**SUPPLIED MATERIAL**

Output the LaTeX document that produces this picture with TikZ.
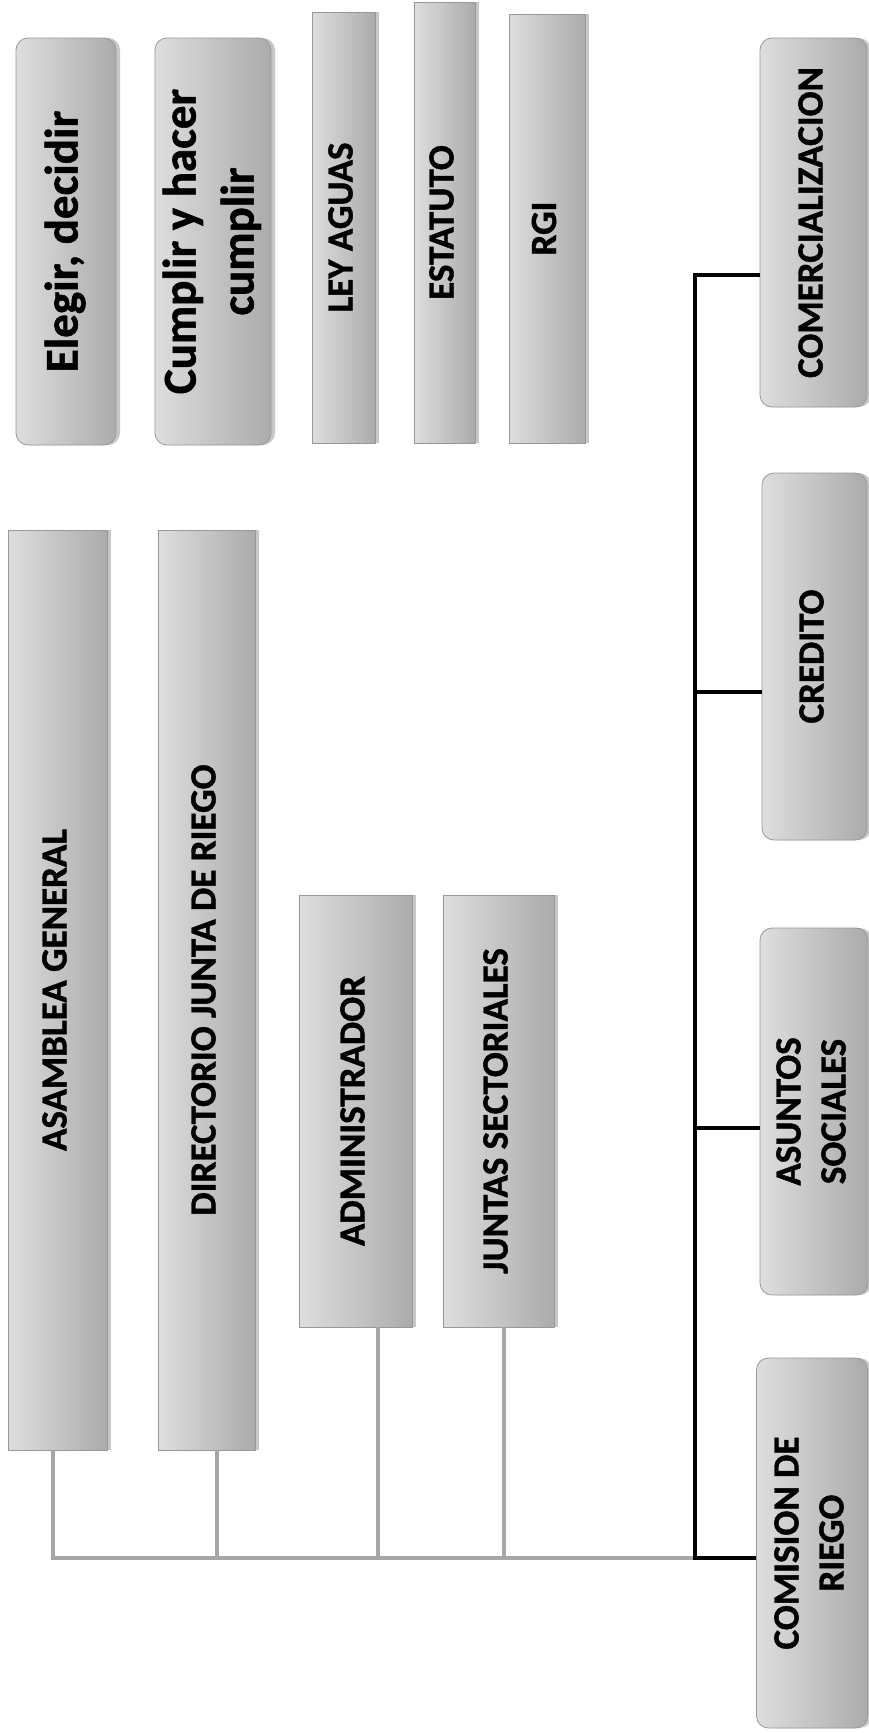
\documentclass[tikz,border=0pt]{standalone}
\usepackage{fontspec}
\setmainfont{Carlito}[BoldFeatures={FakeBold=1.2}]
\usetikzlibrary{shadows}
\definecolor{boxlight}{HTML}{DEDEDE}
\definecolor{boxdark}{HTML}{ABABAB}
\definecolor{boxborder}{HTML}{989898}
\definecolor{linkgray}{HTML}{A6A6A6}
\newcommand{\vtext}[1]{\rotatebox{90}{\begin{tabular}{@{}c@{}}#1\end{tabular}}}
\begin{document}
\begin{tikzpicture}[x=1pt,y=-1pt,
  box/.style={draw=boxborder, line width=0.8pt, left color=boxlight, right color=boxdark,
    inner sep=0pt, text=black, font=\bfseries\fontsize{37}{45}\selectfont,
    drop shadow={shadow xshift=4pt, shadow yshift=0pt, opacity=0.22, fill=black}},
  rbox/.style={box, rounded corners=12pt},
  bigtext/.style={font=\bfseries\fontsize{47}{58}\selectfont},
  graylink/.style={draw=linkgray, line width=3.5pt},
  blacklink/.style={draw=black, line width=4.5pt, line join=miter}]
\fill[white] (0,0) rectangle (868,1733);
\useasboundingbox (0,0) rectangle (868,1733);

% top row
\node[rbox, bigtext, minimum width=100pt, minimum height=407pt] (elegir) at (66,241.5) {\vtext{Elegir, decidir}};
\node[rbox, bigtext, minimum width=96pt, minimum height=407pt] (cumplir) at (213,241.5) {\vtext{Cumplir y hacer\\cumplir}};
\node[box, minimum width=63pt, minimum height=431pt] (ley) at (343.5,227.5) {\vtext{LEY AGUAS}};
\node[box, minimum width=61pt, minimum height=441pt] (estatuto) at (444.5,222.5) {\vtext{ESTATUTO}};
\node[box, minimum width=76pt, minimum height=429pt] (rgi) at (547,228.5) {\vtext{RGI}};

% left tall boxes
\node[box, minimum width=99pt, minimum height=920pt] (asam) at (57.5,990) {\vtext{ASAMBLEA GENERAL}};
\node[box, minimum width=97pt, minimum height=920pt] (direc) at (206.5,990) {\vtext{DIRECTORIO JUNTA DE RIEGO}};
\node[box, minimum width=113pt, minimum height=432pt] (admin) at (355.5,1111) {\vtext{ADMINISTRADOR}};
\node[box, minimum width=111pt, minimum height=432pt] (juntas) at (498.5,1111) {\vtext{JUNTAS SECTORIALES}};

% right column
\node[rbox, minimum width=107pt, minimum height=369pt] (comerc) at (813.5,222.5) {\vtext{COMERCIALIZACION}};
\node[rbox, minimum width=105pt, minimum height=367pt] (credito) at (814.5,656.5) {\vtext{CREDITO}};
\node[rbox, minimum width=108pt, minimum height=367pt] (asuntos) at (814,1111.5) {\vtext{ASUNTOS\\SOCIALES}};
\node[rbox, minimum width=111pt, minimum height=370pt] (comision) at (812,1543) {\vtext{COMISION DE\\RIEGO}};

% bus coordinates
\coordinate (b1) at (53,1558);
\coordinate (b2) at (217,1558);
\coordinate (b3) at (378,1558);
\coordinate (b4) at (504,1558);
\coordinate (hub) at (695,1558);
\coordinate (jtop) at (695,275);
\coordinate (j2) at (695,692);
\coordinate (j3) at (695,1128);

% gray connectors
\draw[graylink] (asam.south -| b1) -- (b1);
\draw[graylink] (direc.south -| b2) -- (b2);
\draw[graylink] (admin.south -| b3) -- (b3);
\draw[graylink] (juntas.south -| b4) -- (b4);
\draw[graylink] ([xshift=-1.75pt]b1) -- (hub);

% black connectors
\draw[blacklink] (comerc.west |- jtop) -- (jtop) -- (hub) -- (comision.west |- hub);
\draw[blacklink] (j2) -- (credito.west |- j2);
\draw[blacklink] (j3) -- (asuntos.west |- j3);
\end{tikzpicture}
\end{document}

**STATED GOAL**
Reproduce all of the material exactly, apart from the pictures.

**FINAL RESULT**
Output the LaTeX document that produces this picture with TikZ.
\documentclass[tikz,border=0pt]{standalone}
\usepackage{fontspec}
\setmainfont{Carlito}[BoldFeatures={FakeBold=1.2}]
\usetikzlibrary{shadows}
\definecolor{boxlight}{HTML}{DEDEDE}
\definecolor{boxdark}{HTML}{ABABAB}
\definecolor{boxborder}{HTML}{989898}
\definecolor{linkgray}{HTML}{A6A6A6}
\newcommand{\vtext}[1]{\rotatebox{90}{\begin{tabular}{@{}c@{}}#1\end{tabular}}}
\begin{document}
\begin{tikzpicture}[x=1pt,y=-1pt,
  box/.style={draw=boxborder, line width=0.8pt, left color=boxlight, right color=boxdark,
    inner sep=0pt, text=black, font=\bfseries\fontsize{37}{45}\selectfont,
    drop shadow={shadow xshift=4pt, shadow yshift=0pt, opacity=0.22, fill=black}},
  rbox/.style={box, rounded corners=12pt},
  bigtext/.style={font=\bfseries\fontsize{47}{58}\selectfont},
  graylink/.style={draw=linkgray, line width=3.5pt},
  blacklink/.style={draw=black, line width=4.5pt, line join=miter}]
\fill[white] (0,0) rectangle (868,1733);
\useasboundingbox (0,0) rectangle (868,1733);

% top row
\node[rbox, bigtext, minimum width=100pt, minimum height=407pt] (elegir) at (66,241.5) {\vtext{Elegir, decidir}};
\node[rbox, bigtext, minimum width=96pt, minimum height=407pt] (cumplir) at (213,241.5) {\vtext{Cumplir y hacer\\cumplir}};
\node[box, minimum width=63pt, minimum height=431pt] (ley) at (343.5,227.5) {\vtext{LEY AGUAS}};
\node[box, minimum width=61pt, minimum height=441pt] (estatuto) at (444.5,222.5) {\vtext{ESTATUTO}};
\node[box, minimum width=76pt, minimum height=429pt] (rgi) at (547,228.5) {\vtext{RGI}};

% left tall boxes
\node[box, minimum width=99pt, minimum height=920pt] (asam) at (57.5,990) {\vtext{ASAMBLEA GENERAL}};
\node[box, minimum width=97pt, minimum height=920pt] (direc) at (206.5,990) {\vtext{DIRECTORIO JUNTA DE RIEGO}};
\node[box, minimum width=113pt, minimum height=432pt] (admin) at (355.5,1111) {\vtext{ADMINISTRADOR}};
\node[box, minimum width=111pt, minimum height=432pt] (juntas) at (498.5,1111) {\vtext{JUNTAS SECTORIALES}};

% right column
\node[rbox, minimum width=107pt, minimum height=369pt] (comerc) at (813.5,222.5) {\vtext{COMERCIALIZACION}};
\node[rbox, minimum width=105pt, minimum height=367pt] (credito) at (814.5,656.5) {\vtext{CREDITO}};
\node[rbox, minimum width=108pt, minimum height=367pt] (asuntos) at (814,1111.5) {\vtext{ASUNTOS\\SOCIALES}};
\node[rbox, minimum width=111pt, minimum height=370pt] (comision) at (812,1543) {\vtext{COMISION DE\\RIEGO}};

% bus coordinates
\coordinate (b1) at (53,1558);
\coordinate (b2) at (217,1558);
\coordinate (b3) at (378,1558);
\coordinate (b4) at (504,1558);
\coordinate (hub) at (695,1558);
\coordinate (jtop) at (695,275);
\coordinate (j2) at (695,692);
\coordinate (j3) at (695,1128);

% gray connectors
\draw[graylink] (asam.south -| b1) -- (b1);
\draw[graylink] (direc.south -| b2) -- (b2);
\draw[graylink] (admin.south -| b3) -- (b3);
\draw[graylink] (juntas.south -| b4) -- (b4);
\draw[graylink] ([xshift=-1.75pt]b1) -- (hub);

% black connectors
\draw[blacklink] (comerc.west |- jtop) -- (jtop) -- (hub) -- (comision.west |- hub);
\draw[blacklink] (j2) -- (credito.west |- j2);
\draw[blacklink] (j3) -- (asuntos.west |- j3);
\end{tikzpicture}
\end{document}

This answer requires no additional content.